*Task*
Pictures must not be retyped. Return exactly the lines from the one with "Write the React, TypeScript" through the one with "const EXTRA = 0.165;", both included, and no others.

*Dataset excerpts*

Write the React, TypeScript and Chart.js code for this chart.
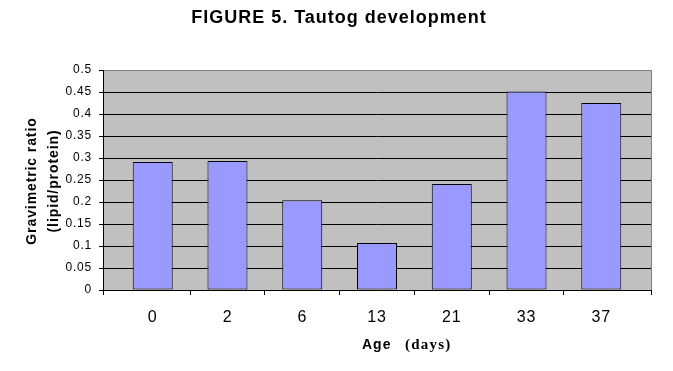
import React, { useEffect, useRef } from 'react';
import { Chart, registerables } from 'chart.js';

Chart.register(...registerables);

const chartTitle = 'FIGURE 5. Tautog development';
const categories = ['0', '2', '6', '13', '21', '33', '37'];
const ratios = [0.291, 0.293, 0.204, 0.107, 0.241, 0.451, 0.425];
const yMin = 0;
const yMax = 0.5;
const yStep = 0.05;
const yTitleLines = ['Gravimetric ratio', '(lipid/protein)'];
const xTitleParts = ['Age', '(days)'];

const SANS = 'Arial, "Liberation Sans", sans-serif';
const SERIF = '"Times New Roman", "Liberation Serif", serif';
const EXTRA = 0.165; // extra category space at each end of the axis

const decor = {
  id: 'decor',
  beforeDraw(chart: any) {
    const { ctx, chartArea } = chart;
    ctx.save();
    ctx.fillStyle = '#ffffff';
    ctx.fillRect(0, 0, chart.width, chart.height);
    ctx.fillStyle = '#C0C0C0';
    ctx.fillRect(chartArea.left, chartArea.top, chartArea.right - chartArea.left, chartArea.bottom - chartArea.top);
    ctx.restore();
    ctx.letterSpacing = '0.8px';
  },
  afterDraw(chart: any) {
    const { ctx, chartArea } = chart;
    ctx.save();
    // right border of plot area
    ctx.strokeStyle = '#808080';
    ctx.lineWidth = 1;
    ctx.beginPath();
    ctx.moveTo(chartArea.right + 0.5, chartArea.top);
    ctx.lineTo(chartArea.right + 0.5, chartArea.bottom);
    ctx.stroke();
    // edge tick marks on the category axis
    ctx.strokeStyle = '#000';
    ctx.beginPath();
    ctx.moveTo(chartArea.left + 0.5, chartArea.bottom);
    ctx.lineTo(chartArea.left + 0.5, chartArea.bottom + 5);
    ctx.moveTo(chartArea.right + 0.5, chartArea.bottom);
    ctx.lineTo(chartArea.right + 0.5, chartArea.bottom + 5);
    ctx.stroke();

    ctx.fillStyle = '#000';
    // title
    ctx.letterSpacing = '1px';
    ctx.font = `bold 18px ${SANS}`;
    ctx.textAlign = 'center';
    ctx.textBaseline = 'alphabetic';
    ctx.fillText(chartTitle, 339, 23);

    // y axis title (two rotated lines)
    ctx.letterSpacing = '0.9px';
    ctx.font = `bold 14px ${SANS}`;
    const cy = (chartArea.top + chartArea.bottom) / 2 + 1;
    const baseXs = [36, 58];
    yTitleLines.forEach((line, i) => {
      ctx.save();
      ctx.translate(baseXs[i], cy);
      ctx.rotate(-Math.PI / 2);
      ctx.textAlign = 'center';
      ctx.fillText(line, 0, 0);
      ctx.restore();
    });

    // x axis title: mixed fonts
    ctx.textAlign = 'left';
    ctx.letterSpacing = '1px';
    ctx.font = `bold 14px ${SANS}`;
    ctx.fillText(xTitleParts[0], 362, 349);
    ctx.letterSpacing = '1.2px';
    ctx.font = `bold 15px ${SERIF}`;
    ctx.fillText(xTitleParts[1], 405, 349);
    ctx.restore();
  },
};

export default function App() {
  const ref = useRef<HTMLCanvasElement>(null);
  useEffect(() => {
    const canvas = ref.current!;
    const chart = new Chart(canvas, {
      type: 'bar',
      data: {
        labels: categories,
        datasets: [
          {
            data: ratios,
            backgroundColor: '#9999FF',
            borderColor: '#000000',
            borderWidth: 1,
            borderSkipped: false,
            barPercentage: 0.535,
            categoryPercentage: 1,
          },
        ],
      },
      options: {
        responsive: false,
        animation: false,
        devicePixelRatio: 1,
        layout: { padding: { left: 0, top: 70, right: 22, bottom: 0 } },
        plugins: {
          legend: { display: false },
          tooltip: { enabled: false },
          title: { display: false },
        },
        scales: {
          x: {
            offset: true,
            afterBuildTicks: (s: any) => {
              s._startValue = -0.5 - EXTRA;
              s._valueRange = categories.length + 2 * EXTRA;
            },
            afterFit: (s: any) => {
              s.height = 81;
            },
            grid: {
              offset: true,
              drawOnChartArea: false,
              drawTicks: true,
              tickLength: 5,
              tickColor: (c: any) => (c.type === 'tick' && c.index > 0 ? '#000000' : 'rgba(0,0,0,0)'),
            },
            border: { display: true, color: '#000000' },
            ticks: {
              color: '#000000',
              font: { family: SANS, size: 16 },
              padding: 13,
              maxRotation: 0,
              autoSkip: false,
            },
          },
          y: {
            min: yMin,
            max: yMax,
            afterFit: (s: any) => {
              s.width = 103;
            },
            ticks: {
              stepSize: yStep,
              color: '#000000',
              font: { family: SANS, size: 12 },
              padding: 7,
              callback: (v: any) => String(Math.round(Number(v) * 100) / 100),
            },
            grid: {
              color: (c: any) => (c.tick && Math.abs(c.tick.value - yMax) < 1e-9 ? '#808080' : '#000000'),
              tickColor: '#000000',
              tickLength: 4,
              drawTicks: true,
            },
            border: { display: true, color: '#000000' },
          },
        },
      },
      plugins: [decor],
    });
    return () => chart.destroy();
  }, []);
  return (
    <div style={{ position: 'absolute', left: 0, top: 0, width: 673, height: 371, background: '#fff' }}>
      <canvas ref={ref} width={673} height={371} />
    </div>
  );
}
--
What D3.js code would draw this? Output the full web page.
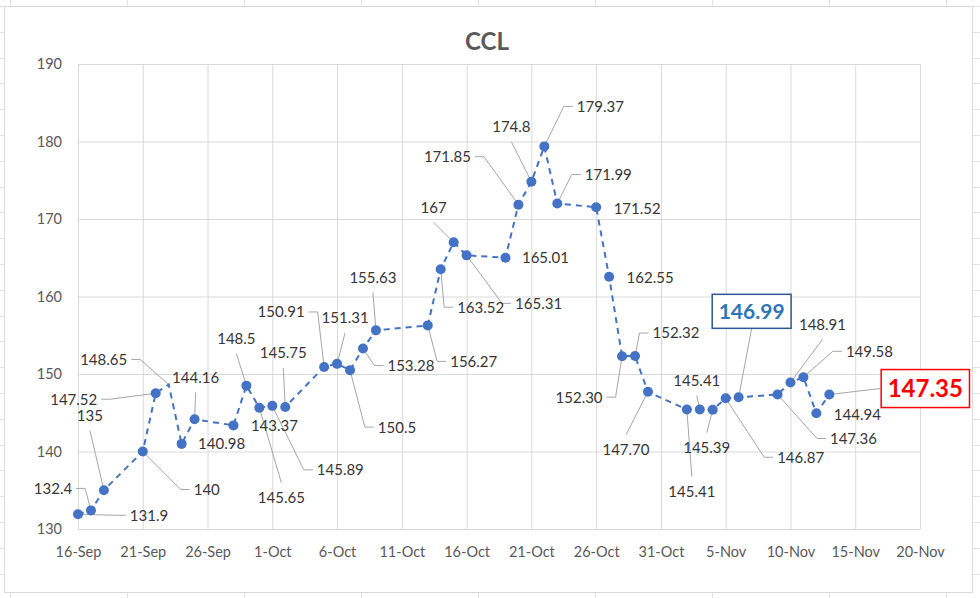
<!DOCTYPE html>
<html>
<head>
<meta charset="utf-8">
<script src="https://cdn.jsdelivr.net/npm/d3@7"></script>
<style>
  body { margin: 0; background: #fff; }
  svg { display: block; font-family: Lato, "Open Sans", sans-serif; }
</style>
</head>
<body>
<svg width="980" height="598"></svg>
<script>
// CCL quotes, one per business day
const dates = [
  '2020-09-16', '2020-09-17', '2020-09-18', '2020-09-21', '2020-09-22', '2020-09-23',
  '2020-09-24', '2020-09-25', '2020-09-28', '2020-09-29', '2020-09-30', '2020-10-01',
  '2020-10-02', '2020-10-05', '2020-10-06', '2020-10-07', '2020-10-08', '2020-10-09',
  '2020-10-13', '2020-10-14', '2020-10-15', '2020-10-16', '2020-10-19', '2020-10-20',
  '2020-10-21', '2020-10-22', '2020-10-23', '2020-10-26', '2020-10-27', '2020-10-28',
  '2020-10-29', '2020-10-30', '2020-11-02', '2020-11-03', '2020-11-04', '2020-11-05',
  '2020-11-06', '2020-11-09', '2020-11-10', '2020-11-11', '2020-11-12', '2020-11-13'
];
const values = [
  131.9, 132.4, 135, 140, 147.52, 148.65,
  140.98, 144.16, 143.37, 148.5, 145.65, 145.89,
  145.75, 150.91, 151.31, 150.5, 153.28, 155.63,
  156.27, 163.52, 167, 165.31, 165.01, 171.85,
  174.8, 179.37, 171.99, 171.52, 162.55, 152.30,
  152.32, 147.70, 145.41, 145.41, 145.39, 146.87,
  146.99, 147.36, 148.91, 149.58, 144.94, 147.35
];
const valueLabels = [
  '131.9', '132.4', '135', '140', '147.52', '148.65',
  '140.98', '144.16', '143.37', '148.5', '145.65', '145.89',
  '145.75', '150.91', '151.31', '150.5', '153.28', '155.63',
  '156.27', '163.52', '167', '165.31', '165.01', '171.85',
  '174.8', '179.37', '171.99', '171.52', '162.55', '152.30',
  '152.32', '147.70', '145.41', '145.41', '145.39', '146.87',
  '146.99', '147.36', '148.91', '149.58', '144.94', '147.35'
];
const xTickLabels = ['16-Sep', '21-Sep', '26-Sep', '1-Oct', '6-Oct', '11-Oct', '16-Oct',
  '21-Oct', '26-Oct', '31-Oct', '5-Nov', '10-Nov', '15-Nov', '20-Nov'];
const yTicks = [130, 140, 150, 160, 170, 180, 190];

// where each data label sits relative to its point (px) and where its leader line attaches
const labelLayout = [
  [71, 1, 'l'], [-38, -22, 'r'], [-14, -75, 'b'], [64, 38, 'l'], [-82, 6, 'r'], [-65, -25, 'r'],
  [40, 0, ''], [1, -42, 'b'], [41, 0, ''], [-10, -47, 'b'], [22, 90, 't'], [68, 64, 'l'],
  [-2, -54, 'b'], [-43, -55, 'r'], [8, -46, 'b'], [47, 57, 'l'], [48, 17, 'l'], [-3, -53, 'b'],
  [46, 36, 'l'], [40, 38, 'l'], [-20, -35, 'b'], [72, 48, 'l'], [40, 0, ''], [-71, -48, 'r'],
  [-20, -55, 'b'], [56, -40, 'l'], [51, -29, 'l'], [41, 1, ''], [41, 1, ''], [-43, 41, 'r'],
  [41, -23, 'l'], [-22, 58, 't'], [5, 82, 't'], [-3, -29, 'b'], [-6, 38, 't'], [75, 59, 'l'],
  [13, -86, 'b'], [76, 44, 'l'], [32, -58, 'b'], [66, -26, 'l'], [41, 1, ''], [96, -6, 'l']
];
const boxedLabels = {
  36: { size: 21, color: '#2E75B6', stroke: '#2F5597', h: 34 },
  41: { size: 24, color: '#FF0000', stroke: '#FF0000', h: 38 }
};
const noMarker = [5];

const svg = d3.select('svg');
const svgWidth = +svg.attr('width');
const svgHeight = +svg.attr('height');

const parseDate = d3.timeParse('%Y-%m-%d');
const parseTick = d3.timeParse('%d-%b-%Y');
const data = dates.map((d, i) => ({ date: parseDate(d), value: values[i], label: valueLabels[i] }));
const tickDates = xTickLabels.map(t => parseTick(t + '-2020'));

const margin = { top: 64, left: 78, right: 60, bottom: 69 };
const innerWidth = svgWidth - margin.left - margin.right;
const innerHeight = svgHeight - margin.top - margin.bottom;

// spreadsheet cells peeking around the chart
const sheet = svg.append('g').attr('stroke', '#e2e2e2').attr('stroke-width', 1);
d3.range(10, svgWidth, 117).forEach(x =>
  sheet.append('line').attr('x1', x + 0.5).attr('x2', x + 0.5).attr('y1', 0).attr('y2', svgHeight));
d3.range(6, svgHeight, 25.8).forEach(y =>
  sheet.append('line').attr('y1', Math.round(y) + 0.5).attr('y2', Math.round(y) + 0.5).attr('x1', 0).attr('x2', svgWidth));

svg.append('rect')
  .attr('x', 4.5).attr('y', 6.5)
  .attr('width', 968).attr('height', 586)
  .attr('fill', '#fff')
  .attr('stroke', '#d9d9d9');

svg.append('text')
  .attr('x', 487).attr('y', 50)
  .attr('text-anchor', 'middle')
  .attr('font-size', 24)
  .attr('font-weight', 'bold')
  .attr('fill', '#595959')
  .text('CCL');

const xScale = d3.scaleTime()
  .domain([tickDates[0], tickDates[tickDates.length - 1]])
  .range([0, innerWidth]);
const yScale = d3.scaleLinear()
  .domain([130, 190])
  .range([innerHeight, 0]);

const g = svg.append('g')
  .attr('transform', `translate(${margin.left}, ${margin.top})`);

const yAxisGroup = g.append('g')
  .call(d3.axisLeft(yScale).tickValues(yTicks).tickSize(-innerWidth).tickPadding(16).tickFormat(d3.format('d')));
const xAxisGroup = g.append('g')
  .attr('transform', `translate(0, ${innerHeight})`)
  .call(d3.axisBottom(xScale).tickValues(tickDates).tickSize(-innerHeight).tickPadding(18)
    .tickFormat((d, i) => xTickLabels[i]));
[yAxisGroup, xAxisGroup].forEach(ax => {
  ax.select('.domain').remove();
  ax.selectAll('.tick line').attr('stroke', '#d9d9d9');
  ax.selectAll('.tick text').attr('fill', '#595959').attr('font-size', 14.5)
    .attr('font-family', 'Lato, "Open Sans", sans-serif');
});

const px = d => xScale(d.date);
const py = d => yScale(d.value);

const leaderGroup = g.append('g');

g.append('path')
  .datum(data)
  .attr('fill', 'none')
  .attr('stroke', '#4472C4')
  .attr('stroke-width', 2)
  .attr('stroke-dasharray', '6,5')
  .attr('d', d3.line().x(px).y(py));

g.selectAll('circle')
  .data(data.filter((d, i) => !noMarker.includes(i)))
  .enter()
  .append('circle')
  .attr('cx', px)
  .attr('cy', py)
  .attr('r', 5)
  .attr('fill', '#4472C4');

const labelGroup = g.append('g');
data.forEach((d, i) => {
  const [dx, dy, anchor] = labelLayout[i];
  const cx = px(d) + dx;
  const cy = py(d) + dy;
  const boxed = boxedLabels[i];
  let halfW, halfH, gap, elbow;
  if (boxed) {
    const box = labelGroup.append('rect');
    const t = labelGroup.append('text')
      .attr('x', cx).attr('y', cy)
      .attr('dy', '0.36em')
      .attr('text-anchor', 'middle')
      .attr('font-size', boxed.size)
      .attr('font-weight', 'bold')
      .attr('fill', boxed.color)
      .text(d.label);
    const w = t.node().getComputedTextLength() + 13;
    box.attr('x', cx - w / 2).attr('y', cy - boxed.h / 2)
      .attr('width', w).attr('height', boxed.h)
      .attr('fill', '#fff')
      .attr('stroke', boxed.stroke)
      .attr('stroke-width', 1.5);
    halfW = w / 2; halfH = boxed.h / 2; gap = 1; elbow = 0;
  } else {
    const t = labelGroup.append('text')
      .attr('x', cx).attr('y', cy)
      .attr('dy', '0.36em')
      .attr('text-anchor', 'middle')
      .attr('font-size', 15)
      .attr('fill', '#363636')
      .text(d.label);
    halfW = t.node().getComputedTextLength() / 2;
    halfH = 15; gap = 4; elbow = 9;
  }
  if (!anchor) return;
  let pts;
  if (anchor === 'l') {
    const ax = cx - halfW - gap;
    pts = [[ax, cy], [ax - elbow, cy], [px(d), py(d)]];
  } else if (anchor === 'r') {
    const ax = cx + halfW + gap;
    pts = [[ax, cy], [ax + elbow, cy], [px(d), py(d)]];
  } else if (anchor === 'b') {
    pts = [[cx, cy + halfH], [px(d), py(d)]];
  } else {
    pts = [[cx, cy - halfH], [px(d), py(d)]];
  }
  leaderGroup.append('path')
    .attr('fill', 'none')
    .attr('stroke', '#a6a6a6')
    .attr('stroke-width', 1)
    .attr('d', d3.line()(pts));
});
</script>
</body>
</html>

*The solution*
Write the React, TypeScript and Chart.js code for this chart.
import React, { useEffect, useRef } from 'react';
import { Chart, registerables } from 'chart.js';

Chart.register(...registerables);

const chartTitle = 'FIGURE 5. Tautog development';
const categories = ['0', '2', '6', '13', '21', '33', '37'];
const ratios = [0.291, 0.293, 0.204, 0.107, 0.241, 0.451, 0.425];
const yMin = 0;
const yMax = 0.5;
const yStep = 0.05;
const yTitleLines = ['Gravimetric ratio', '(lipid/protein)'];
const xTitleParts = ['Age', '(days)'];

const SANS = 'Arial, "Liberation Sans", sans-serif';
const SERIF = '"Times New Roman", "Liberation Serif", serif';
const EXTRA = 0.165; // extra category space at each end of the axis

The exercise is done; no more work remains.